It's funny how quickly our expectations of speech recognition as a consumer technology have become so high. Just a few years ago the idea of controlling your home, retrieving all manner of useful information, initiating entertainment, etc simply by speaking to a machine...and having it speak back (in a pleasant, natural-sounding voice, no less) was still mostly perceived as the stuff of science fiction. That's because analyzing human vocalizations in order to recognize words is a complex and computationally intensive process. Until fairly recently the state of the art of the technology consisted of the ability to recognize individual spoken words for the fairly simple purposes like converting them to text for dictation, or combining one or two of them into rudimentary software control commands (ie, "Save file", "Launch Excel", etc.) And that required a fair amount of training the software to reliably recognize a single person's voice, pronunciation and inflection. And even then relatively minor variations in the way you said the same words could completely befuddle the software.

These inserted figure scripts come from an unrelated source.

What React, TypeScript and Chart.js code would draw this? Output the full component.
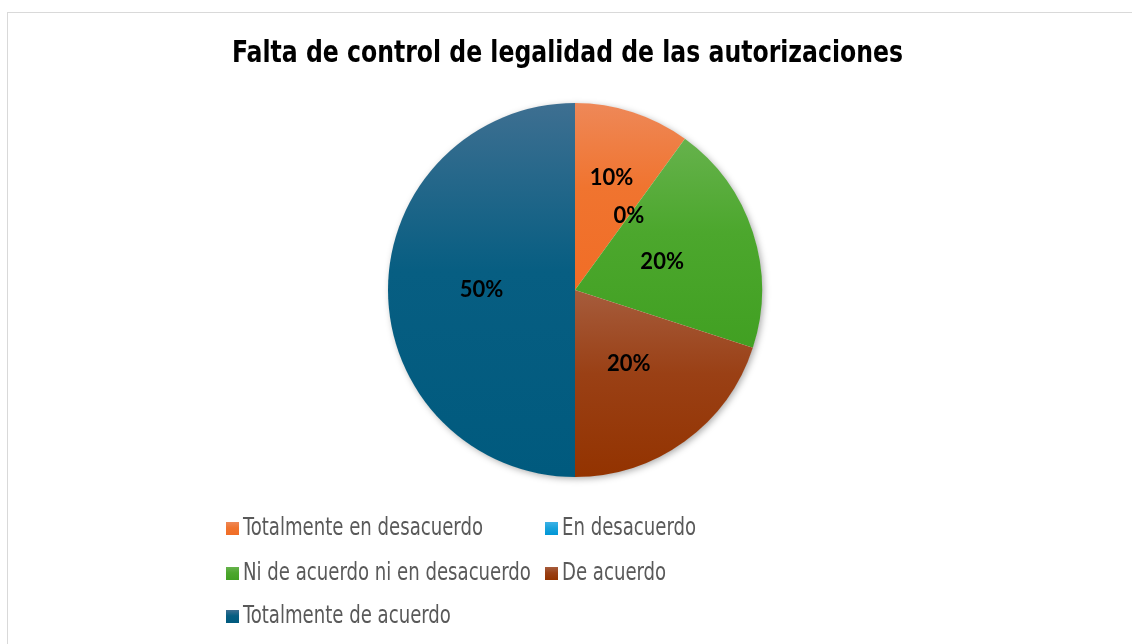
import React, { useEffect, useRef } from "react";
import { Chart, registerables } from "chart.js";

Chart.register(...registerables);

const TITLE = "Falta de control de legalidad de las autorizaciones";
const CATEGORIES = [
  "Totalmente en desacuerdo",
  "En desacuerdo",
  "Ni de acuerdo ni en desacuerdo",
  "De acuerdo",
  "Totalmente de acuerdo",
];
const VALUES = [10, 0, 20, 20, 50];
const TOP_COLORS = ["#EE8858", "#3DB2E6", "#66B24C", "#A65C3C", "#3E6F91"];
const MID_COLORS = ["#F0742F", "#1AA3DC", "#4CA72D", "#9A4015", "#075E82"];
const BOTTOM_COLORS = ["#F16D26", "#0096D6", "#41A022", "#933300", "#005A7E"];

const LABEL_RADIUS = [0.63, 0.49, 0.49, 0.49, 0.5];
const LEGEND_COLS = [226, 545];
const LEGEND_ROWS = [535, 580, 623];

const W = 1132;
const H = 644;

function sliceGradient(context: any) {
  const chart = context.chart;
  const i = context.dataIndex;
  const area = chart.chartArea;
  if (!area || i === undefined) return BOTTOM_COLORS[i ?? 0];
  const cx = (area.left + area.right) / 2;
  const cy = (area.top + area.bottom) / 2;
  const r = Math.min(area.right - area.left, area.bottom - area.top) / 2;
  const total = VALUES.reduce((a, b) => a + b, 0);
  let before = 0;
  for (let k = 0; k < i; k++) before += VALUES[k];
  const a0 = -Math.PI / 2 + (before / total) * 2 * Math.PI;
  const a1 = a0 + (VALUES[i] / total) * 2 * Math.PI;
  const within = (t: number) => {
    for (let k = -1; k <= 2; k++) {
      const tt = t + 2 * Math.PI * k;
      if (tt >= a0 && tt <= a1) return true;
    }
    return false;
  };
  let top = Math.min(cy, cy + r * Math.sin(a0), cy + r * Math.sin(a1));
  let bottom = Math.max(cy, cy + r * Math.sin(a0), cy + r * Math.sin(a1));
  if (within(-Math.PI / 2)) top = cy - r;
  if (within(Math.PI / 2)) bottom = cy + r;
  if (bottom - top < 1) bottom = top + 1;
  const g = chart.ctx.createLinearGradient(0, top, 0, bottom);
  g.addColorStop(0, TOP_COLORS[i]);
  g.addColorStop(0.45, MID_COLORS[i]);
  g.addColorStop(1, BOTTOM_COLORS[i]);
  return g;
}

const shadowPlugin = {
  id: "pieShadow",
  beforeDatasetsDraw(chart: any) {
    const meta = chart.getDatasetMeta(0);
    const el = meta.data[0];
    if (!el) return;
    const { x, y, outerRadius } = el.getProps(["x", "y", "outerRadius"], true);
    const c = chart.ctx;
    c.save();
    c.shadowColor = "rgba(0,0,0,0.35)";
    c.shadowBlur = 7;
    c.shadowOffsetX = 2;
    c.shadowOffsetY = 2;
    c.fillStyle = "#ffffff";
    c.beginPath();
    c.arc(x, y, outerRadius - 0.5, 0, Math.PI * 2);
    c.fill();
    c.restore();
  },
};

const decorPlugin = {
  id: "decor",
  afterDraw(chart: any) {
    const c = chart.ctx;
    // Title
    c.save();
    c.font = "bold 31px 'Liberation Sans Narrow', 'DejaVu Sans Condensed', 'Liberation Sans', sans-serif";
    c.fillStyle = "#000000";
    c.textAlign = "center";
    c.textBaseline = "alphabetic";
    const tw = c.measureText(TITLE).width;
    c.translate(567.5, 62);
    c.scale(671 / tw, 1);
    c.fillText(TITLE, 0, 0);
    c.restore();

    // Data labels
    const meta = chart.getDatasetMeta(0);
    const total = VALUES.reduce((a, b) => a + b, 0);
    c.save();
    c.font = "bold 22px Lato, 'Open Sans', sans-serif";
    c.fillStyle = "#000000";
    c.textAlign = "center";
    c.textBaseline = "middle";
    meta.data.forEach((el: any, i: number) => {
      const p = el.getProps(["x", "y", "startAngle", "endAngle", "outerRadius"], true);
      const mid = (p.startAngle + p.endAngle) / 2;
      const rr = p.outerRadius * LABEL_RADIUS[i];
      const lx = p.x + Math.cos(mid) * rr;
      const ly = p.y + Math.sin(mid) * rr;
      const pct = Math.round((VALUES[i] / total) * 100) + "%";
      c.fillText(pct, lx, ly);
    });
    c.restore();

    // Legend
    c.save();
    c.font = "24px 'Liberation Sans Narrow', 'DejaVu Sans Condensed', 'Liberation Sans', sans-serif";
    const sx = 240 / c.measureText(CATEGORIES[0]).width;
    CATEGORIES.forEach((name, i) => {
      const x = LEGEND_COLS[i % 2];
      const base = LEGEND_ROWS[Math.floor(i / 2)];
      const g = c.createLinearGradient(0, base - 13, 0, base);
      g.addColorStop(0, TOP_COLORS[i]);
      g.addColorStop(0.45, MID_COLORS[i]);
      g.addColorStop(1, BOTTOM_COLORS[i]);
      c.fillStyle = g;
      c.fillRect(x, base - 13, 13, 13);
      c.save();
      c.translate(x + 17, base);
      c.scale(sx, 1);
      c.fillStyle = "#595959";
      c.textAlign = "left";
      c.textBaseline = "alphabetic";
      c.fillText(name, 0, 0);
      c.restore();
    });
    c.restore();
  },
};

export default function App() {
  const ref = useRef<HTMLCanvasElement | null>(null);
  useEffect(() => {
    if (!ref.current) return;
    const chart = new Chart(ref.current, {
      type: "pie",
      data: {
        labels: CATEGORIES,
        datasets: [
          {
            data: VALUES,
            backgroundColor: sliceGradient as any,
            borderWidth: 0,
            hoverOffset: 0,
            offset: 0,
          },
        ],
      },
      options: {
        responsive: false,
        animation: false,
        events: [],
        devicePixelRatio: 1,
        layout: { padding: { top: 103, bottom: H - 477, left: 18, right: 0 } },
        plugins: {
          title: { display: false },
          legend: { display: false },
          tooltip: { enabled: false },
        },
      },
      plugins: [shadowPlugin, decorPlugin],
    });
    return () => chart.destroy();
  }, []);

  return (
    <div style={{ position: "fixed", left: 0, top: 0, width: W, height: H, background: "#ffffff", overflow: "hidden" }}>
      <div
        style={{
          position: "absolute",
          left: 7,
          top: 12,
          width: W + 20,
          height: H + 20,
          border: "1px solid #d9d9d9",
          boxSizing: "border-box",
        }}
      />
      <canvas ref={ref} width={W} height={H} style={{ position: "absolute", left: 0, top: 0, width: W, height: H }} />
    </div>
  );
}
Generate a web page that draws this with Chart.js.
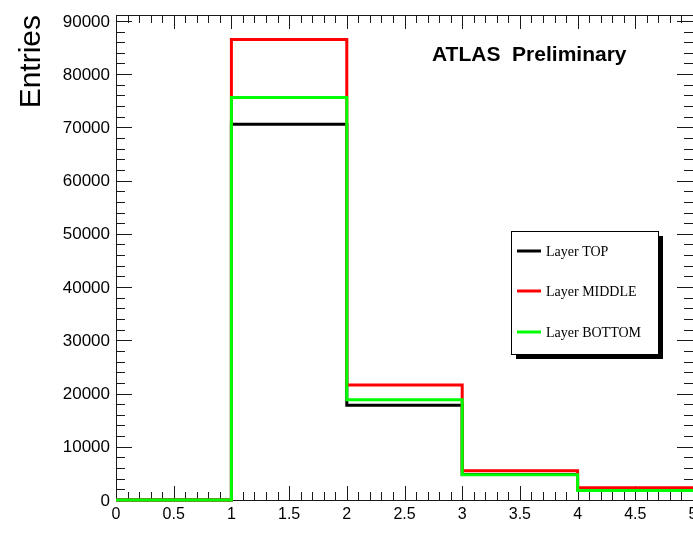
<!DOCTYPE html>
<html>
<head>
<meta charset="utf-8">
<script src="https://cdn.jsdelivr.net/npm/chart.js@4.4.1/dist/chart.umd.min.js"></script>
<style>
    html, body { margin: 0; padding: 0; background: #ffffff; }
    #wrap { width: 693px; height: 534px; }
</style>
</head>
<body>
<div id="wrap"><canvas id="histCanvas" width="693" height="534"></canvas></div>
<script>
// --- Data ---
const binEdges = [0, 1, 2, 3, 4, 5];
const layerTop = [0, 70600, 17800, 4800, 2050];
const layerMiddle = [0, 86500, 21600, 5500, 2300];
const layerBottom = [0, 75600, 18850, 4750, 1800];
const seriesNames = ["Layer TOP", "Layer MIDDLE", "Layer BOTTOM"];
const xTickStep = 0.5;
const yTickStep = 10000;

const labelFont = "'Liberation Sans', Arial, sans-serif";

// --- Histogram outline: each bin value held until the next edge ---
function toSteps(values) {
    return binEdges.map((edge, i) => ({ x: edge, y: values[Math.min(i, values.length - 1)] }));
}

// --- ROOT-like frame with inward ticks ---
const frameTicks = {
    id: "frameTicks",
    beforeDatasetsDraw(chart) {
        const { ctx, chartArea: a, scales: { x, y } } = chart;
        ctx.save();
        ctx.strokeStyle = "#1a1a1a";
        ctx.lineWidth = 1;
        ctx.beginPath();
        ctx.rect(a.left + 0.5, a.top + 0.5, a.right - a.left, a.bottom - a.top);
        ctx.stroke();

        ctx.beginPath();
        // x ticks, bottom and top
        for (let i = 0; i <= 50; i++) {
            const v = i * 0.1;
            const px = Math.round(x.getPixelForValue(v)) + 0.5;
            const len = i % 5 === 0 ? 14 : 8;
            ctx.moveTo(px, a.bottom); ctx.lineTo(px, a.bottom - len);
            ctx.moveTo(px, a.top); ctx.lineTo(px, a.top + len);
        }
        // y ticks, left and right
        for (let v = 0; v <= y.max; v += 2000) {
            const py = Math.round(y.getPixelForValue(v)) + 0.5;
            const len = v % 10000 === 0 ? 16 : 9;
            ctx.moveTo(a.left, py); ctx.lineTo(a.left + len, py);
            ctx.moveTo(a.right, py); ctx.lineTo(a.right - len, py);
        }
        ctx.stroke();

        // y tick labels
        ctx.fillStyle = "#000";
        ctx.font = "17px " + labelFont;
        ctx.textAlign = "right";
        ctx.textBaseline = "middle";
        for (let v = 0; v <= y.max; v += yTickStep) {
            ctx.fillText(String(v), a.left - 6, y.getPixelForValue(v) + 1);
        }
        ctx.restore();
    },
    afterDraw(chart) {
        const { ctx } = chart;
        ctx.save();

        // --- ATLAS label ---
        ctx.fillStyle = "#000";
        ctx.font = "bold 21px " + labelFont;
        ctx.textBaseline = "alphabetic";
        ctx.fillText("ATLAS  Preliminary", 432, 61);

        // --- Legend box with shadow ---
        const box = { x: 511, y: 231, w: 147, h: 123 };
        ctx.fillStyle = "#000";
        ctx.fillRect(box.x + 5, box.y + 5, box.w, box.h);
        ctx.fillStyle = "#fff";
        ctx.fillRect(box.x, box.y, box.w, box.h);
        ctx.strokeStyle = "#000";
        ctx.lineWidth = 1;
        ctx.strokeRect(box.x + 0.5, box.y + 0.5, box.w, box.h);

        ctx.font = "14px 'Liberation Serif', 'Times New Roman', serif";
        ctx.textBaseline = "middle";
        const rows = [251, 291, 332];
        chart.data.datasets.forEach((ds, i) => {
            ctx.strokeStyle = ds.borderColor;
            ctx.lineWidth = 3;
            ctx.beginPath();
            ctx.moveTo(517, rows[i]);
            ctx.lineTo(541, rows[i]);
            ctx.stroke();
            ctx.fillStyle = "#000";
            ctx.fillText(ds.label, 546, rows[i] + 1);
        });
        ctx.restore();
    }
};

const colors = ["#000000", "#ff0000", "#00ff00"];
const datasets = [layerTop, layerMiddle, layerBottom].map((vals, i) => ({
    label: seriesNames[i],
    data: toSteps(vals),
    borderColor: colors[i],
    borderWidth: 3,
    stepped: "before",
    tension: 0,
    fill: false,
    pointRadius: 0,
    clip: 4,
    order: 2 - i
}));

const ctx = document.getElementById("histCanvas").getContext("2d");
new Chart(ctx, {
    type: "line",
    data: { datasets },
    options: {
        responsive: false,
        animation: false,
        layout: { padding: { top: 15, right: 0, left: 0, bottom: 0 } },
        plugins: { legend: { display: false }, tooltip: { enabled: false } },
        scales: {
            x: {
                type: "linear",
                min: 0,
                max: 5,
                grid: { display: false, drawTicks: false },
                border: { display: false },
                ticks: {
                    stepSize: xTickStep,
                    padding: 5,
                    color: "#000",
                    maxRotation: 0,
                    autoSkip: false,
                    callback: v => String(v),
                    font: { size: 16, family: labelFont }
                },
                afterFit(scale) {
                    scale.height = 34;
                    scale.paddingLeft = 0;
                    scale.paddingRight = 0;
                }
            },
            y: {
                min: 0,
                max: 91100,
                grid: { display: false, drawTicks: false },
                border: { display: false },
                ticks: { display: false, stepSize: yTickStep },
                title: {
                    display: true,
                    text: "Entries",
                    align: "end",
                    color: "#000",
                    padding: { top: 14, bottom: 0 },
                    font: { size: 30, family: labelFont }
                },
                afterFit(scale) {
                    scale.width = 116;
                    scale.paddingTop = 0;
                    scale.paddingBottom = 0;
                }
            }
        }
    },
    plugins: [frameTicks]
});
</script>
</body>
</html>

Now we have cell phones, automotive head units and household appliances that come from the factory able to re accurately and reliably recognize words spoken by just about anyone who is capable of relatively clear enunciation. And not only that, they layer on top of that the ability to makes sense of combinations of words, in the form of phrases and even whole sentences spoken in a natural, casual and sometimes even grammatically incorrect manner...and THEN do something useful (or at least entertaining) with it.
I like to remember this from time-to-time...not only because it's nice to recognize how far this stuff has come, but also because it keeps me from becoming frustrated on those occasions when things don't immediately...or maybe ever...work like I think they should.